Wouldn't that seem to violate the idea of freedom of speech? What if someone running for public office requests that I "forget" and not share what I know about some bad things they did in the past?
Perhaps it would, but there are plenty of other restrictions on freedom of speech. And this particular law does not apply to news media etc, as far as I understand - just search engines and similar databases.
Sure, of course there are and should be reasonable restrictions (shouting fire in a crowded theater causing immediate danger, for example). But is this a restriction that society should accept?
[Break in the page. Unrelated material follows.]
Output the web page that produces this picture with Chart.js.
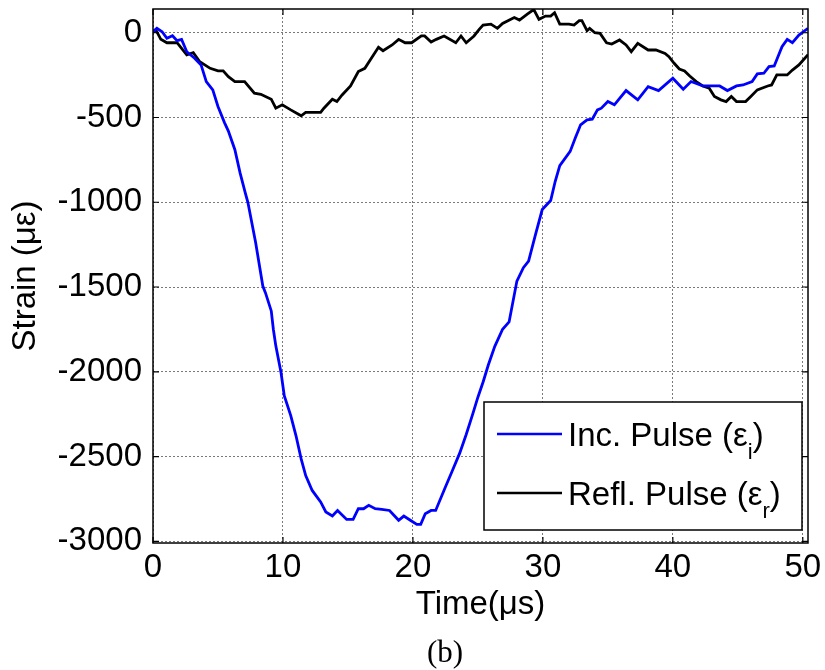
<!DOCTYPE html>
<html>
<head>
<meta charset="utf-8">
<script src="https://cdn.jsdelivr.net/npm/chart.js@4.4.1/dist/chart.umd.min.js"></script>
<style>
  html, body { margin: 0; padding: 0; background: #ffffff; }
  canvas { display: block; }
</style>
</head>
<body>
<canvas id="pulseChart" width="825" height="670"></canvas>
<script>
// Incident pulse: time (µs) and strain (µε)
const incTime = [0, 0.3, 0.7, 1.07, 1.5, 1.85, 2.2, 2.6, 3.2, 3.7, 4.1, 4.6, 5.0, 5.5, 5.8, 6.3, 6.7, 7.1, 7.3, 7.9,
  8.45, 8.65, 9.1, 9.26, 9.45, 9.85, 10.1, 10.6, 11.0, 11.4, 11.75, 12.25, 12.9, 13.3, 13.8, 14.2, 14.9, 15.4, 15.8, 16.2,
  16.6, 17.1, 17.6, 18.2, 18.9, 19.3, 19.8, 20.3, 20.6, 20.95, 21.4, 21.75, 22.5, 23.0, 23.6, 24.1, 24.6, 25.0, 25.4, 25.8,
  26.3, 26.9, 27.4, 28.0, 28.5, 28.9, 29.4, 29.95, 30.6, 30.95, 31.3, 32.1, 32.5, 32.75, 32.9, 33.4, 33.8, 34.2, 34.5, 35.0,
  35.5, 36.4, 37.3, 38.1, 38.9, 40.0, 40.8, 41.4, 42.3, 43.6, 44.2, 44.9, 45.4, 46.1, 46.5, 47.0, 47.4, 47.8, 48.4, 48.8,
  49.2, 49.7, 50.4];
const incStrain = [6, 26, 6, -33, -18, -47, -39, -112, -150, -190, -288, -337, -435, -530, -580, -690, -827, -945, -1000, -1239,
  -1494, -1533, -1641, -1749, -1847, -2004, -2141, -2259, -2376, -2514, -2612, -2700, -2768, -2827, -2851, -2818, -2871, -2871, -2808, -2808,
  -2788, -2808, -2812, -2818, -2876, -2851, -2876, -2900, -2900, -2837, -2818, -2818, -2680, -2590, -2480, -2370, -2250, -2150, -2060, -1960,
  -1850, -1749, -1706, -1465, -1386, -1347, -1200, -1043, -990, -876, -784, -700, -620, -572, -543, -514, -510, -455, -445, -406,
  -425, -341, -396, -318, -341, -268, -333, -288, -314, -314, -341, -314, -308, -288, -243, -239, -200, -196, -82, -39,
  -59, -14, 26];

// Reflected pulse: time (µs) and strain (µε)
const reflTime = [0, 0.25, 0.6, 1.07, 1.85, 2.6, 3.1, 3.6, 4.4, 5.0, 5.4, 5.8, 6.3, 7.05, 7.8, 8.3, 9.1, 9.45, 9.95, 10.6,
  11.4, 11.75, 12.9, 13.15, 13.8, 14.15, 14.55, 15.2, 15.8, 16.3, 16.8, 17.35, 17.7, 18.4, 18.9, 19.4, 19.9, 20.65, 20.9, 21.4,
  21.8, 22.4, 23.3, 23.7, 24.1, 24.7, 25.1, 25.4, 26.0, 26.5, 26.9, 27.8, 28.2, 28.8, 29.3, 29.7, 30.2, 30.6, 30.9, 31.3,
  32.0, 32.4, 32.8, 33.0, 33.4, 33.6, 34.0, 34.4, 34.9, 35.3, 35.9, 36.4, 36.8, 37.3, 38.1, 38.7, 39.4, 39.7, 40.1, 40.5,
  40.9, 41.3, 41.8, 42.3, 42.8, 43.2, 43.7, 44.1, 44.5, 44.9, 45.6, 46.0, 46.5, 47.3, 47.6, 48.0, 48.8, 49.2, 49.7, 50.4];
const reflStrain = [6, 12, -39, -59, -59, -131, -118, -171, -210, -225, -225, -259, -288, -288, -357, -363, -392, -445, -425, -455,
  -490, -470, -470, -445, -392, -406, -367, -314, -229, -210, -150, -86, -106, -72, -39, -59, -59, -19, -19, -55,
  -39, -19, -59, -19, -59, -19, 20, 45, 51, 26, 55, 90, 75, 110, 137, 79, 98, 98, 118, 51,
  51, 45, 71, 71, 12, 26, 0, -4, -59, -67, -43, -72, -112, -63, -102, -102, -122, -141, -180, -214,
  -225, -255, -288, -314, -327, -376, -396, -406, -376, -406, -406, -376, -337, -314, -308, -249, -249, -220, -190, -130];

// Axis ticks
const xTicks = [0, 10, 20, 30, 40, 50];
const yTicks = [0, -500, -1000, -1500, -2000, -2500, -3000];

// Legend entries: base label and subscript of the strain symbol
const seriesLabels = ['Inc. Pulse', 'Refl. Pulse'];
const seriesSubscripts = ['i', 'r'];
const seriesColors = ['#0000ff', '#000000'];

const SANS = '"Liberation Sans", Arial, sans-serif';
const SERIF = '"Liberation Serif", "Times New Roman", serif';

function toPoints(xs, ys) {
  return xs.map((x, i) => ({ x: x, y: ys[i] }));
}

// Box frame with inward tick marks on all four sides
const framePlugin = {
  id: 'frame',
  afterDatasetsDraw(chart) {
    const { ctx, chartArea: a, scales } = chart;
    const len = 6;
    ctx.save();
    ctx.strokeStyle = '#000';
    ctx.lineWidth = 1.5;
    ctx.strokeRect(a.left, a.top, a.right - a.left, a.bottom - a.top);
    ctx.lineWidth = 1.2;
    ctx.beginPath();
    scales.x.ticks.forEach(t => {
      const px = scales.x.getPixelForValue(t.value);
      ctx.moveTo(px, a.bottom); ctx.lineTo(px, a.bottom - len);
      ctx.moveTo(px, a.top); ctx.lineTo(px, a.top + len);
    });
    scales.y.ticks.forEach(t => {
      const py = scales.y.getPixelForValue(t.value);
      ctx.moveTo(a.left, py); ctx.lineTo(a.left + len, py);
      ctx.moveTo(a.right, py); ctx.lineTo(a.right - len, py);
    });
    ctx.stroke();
    ctx.restore();
  }
};

// Boxed legend in the lower right corner with subscripted symbols
const legendPlugin = {
  id: 'subLegend',
  afterDraw(chart) {
    const { ctx, chartArea: a } = chart;
    const w = 318, h = 128;
    const right = a.right - 6, bottom = a.bottom - 13;
    const left = right - w, top = bottom - h;
    ctx.save();
    ctx.fillStyle = '#fff';
    ctx.fillRect(left, top, w, h);
    ctx.strokeStyle = '#000';
    ctx.lineWidth = 1.5;
    ctx.strokeRect(left, top, w, h);
    const rows = [top + 32, top + 91];
    chart.data.datasets.forEach((ds, i) => {
      const y = rows[i];
      ctx.strokeStyle = ds.borderColor;
      ctx.lineWidth = 2.5;
      ctx.beginPath();
      ctx.moveTo(left + 13, y);
      ctx.lineTo(left + 78, y);
      ctx.stroke();
      ctx.fillStyle = '#000';
      ctx.textBaseline = 'alphabetic';
      ctx.textAlign = 'left';
      const base = y + 12;
      let x = left + 84;
      ctx.font = '33px ' + SANS;
      const main = seriesLabels[i] + ' (\u03b5';
      ctx.fillText(main, x, base);
      x += ctx.measureText(main).width;
      ctx.font = '22px ' + SANS;
      ctx.fillText(seriesSubscripts[i], x, base + 13);
      x += ctx.measureText(seriesSubscripts[i]).width;
      ctx.font = '33px ' + SANS;
      ctx.fillText(')', x, base);
    });
    ctx.restore();
  }
};

// Figure caption under the axis title
const captionPlugin = {
  id: 'caption',
  afterDraw(chart) {
    const ctx = chart.ctx;
    ctx.save();
    ctx.fillStyle = '#000';
    ctx.font = '31px ' + SERIF;
    ctx.textAlign = 'center';
    ctx.textBaseline = 'middle';
    ctx.fillText('(b)', 445, 654);
    ctx.restore();
  }
};

new Chart(document.getElementById('pulseChart'), {
  type: 'line',
  data: {
    datasets: [
      {
        label: seriesLabels[0] + ' (\u03b5' + seriesSubscripts[0] + ')',
        data: toPoints(incTime, incStrain),
        borderColor: seriesColors[0],
        borderWidth: 2.8,
        pointRadius: 0,
        tension: 0,
        fill: false
      },
      {
        label: seriesLabels[1] + ' (\u03b5' + seriesSubscripts[1] + ')',
        data: toPoints(reflTime, reflStrain),
        borderColor: seriesColors[1],
        borderWidth: 2.8,
        pointRadius: 0,
        tension: 0,
        fill: false
      }
    ]
  },
  options: {
    responsive: false,
    animation: false,
    devicePixelRatio: 1,
    layout: { padding: { top: 9, right: 17, left: 0, bottom: 0 } },
    plugins: {
      legend: { display: false },
      tooltip: { enabled: false }
    },
    scales: {
      x: {
        type: 'linear',
        min: 0,
        max: 50.4,
        afterBuildTicks: s => { s.ticks = xTicks.map(v => ({ value: v })); },
        afterFit: s => { s.height = 127; s.paddingLeft = 0; s.paddingRight = 0; },
        grid: { color: '#7a7a7a', lineWidth: 1, drawTicks: false },
        border: { display: false, dash: [2, 2] },
        ticks: {
          color: '#000',
          padding: 5,
          maxRotation: 0,
          callback: v => String(v),
          font: { family: SANS, size: 33 }
        },
        title: {
          display: true,
          text: 'Time(\u03bcs)',
          color: '#000',
          font: { family: SANS, size: 33 },
          padding: { top: 0, bottom: 45 }
        }
      },
      y: {
        type: 'linear',
        min: -3010,
        max: 140,
        afterBuildTicks: s => { s.ticks = yTicks.map(v => ({ value: v })); },
        afterFit: s => { s.width = 153; s.paddingTop = 0; s.paddingBottom = 0; },
        grid: { color: '#7a7a7a', lineWidth: 1, drawTicks: false },
        border: { display: false, dash: [2, 2] },
        ticks: {
          color: '#000',
          padding: 11,
          callback: v => String(v),
          font: { family: SANS, size: 33 }
        },
        title: {
          display: true,
          text: 'Strain (\u03bc\u03b5)',
          color: '#000',
          font: { family: SANS, size: 33 },
          padding: { top: 6, bottom: 0 }
        }
      }
    }
  },
  plugins: [framePlugin, legendPlugin, captionPlugin]
});
</script>
</body>
</html>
How could you expect to have a functioning democracy if a politician could make people "forget" to stop them from sharing any inconvenient facts about the politician's past actions?
And perhaps I want to make a list of sources where you can search for information about politicians to hold them accountable. If it's not censorship for them to be able to stop me from linking to true things they don't want people to see about them, then what is?
The way I see it, this European law is already quite dangerous and will become more so as tech merges with our brains. People might wake up one day having 'forgotten,' for example that Trump grabbed someone by the pussy, because some court decided so. Similar to how users saw copies of the book 1984 disappear from their Kindles not long ago because Amazon felt like it.
If these specific circumstances are NDAs, classified government information and such, that is completely okay because they require a knowingly signed contract violation of which leads to fines and charges. The problem with RTBF is that there's no such contract, or rather it's implicit.
That's kind of the ginormous loophole in the whole RTBF issue. If you can't compel anyone in the US or Asia to remove anything, then you're pretty much a$$ out.
I don't see such limitations as a bad thing. EU has made it clear -- you don't want to be on board -- fine, it's unenforceable. Just don't expect to be able to make a commerical presense in the largest trading bloc in the world.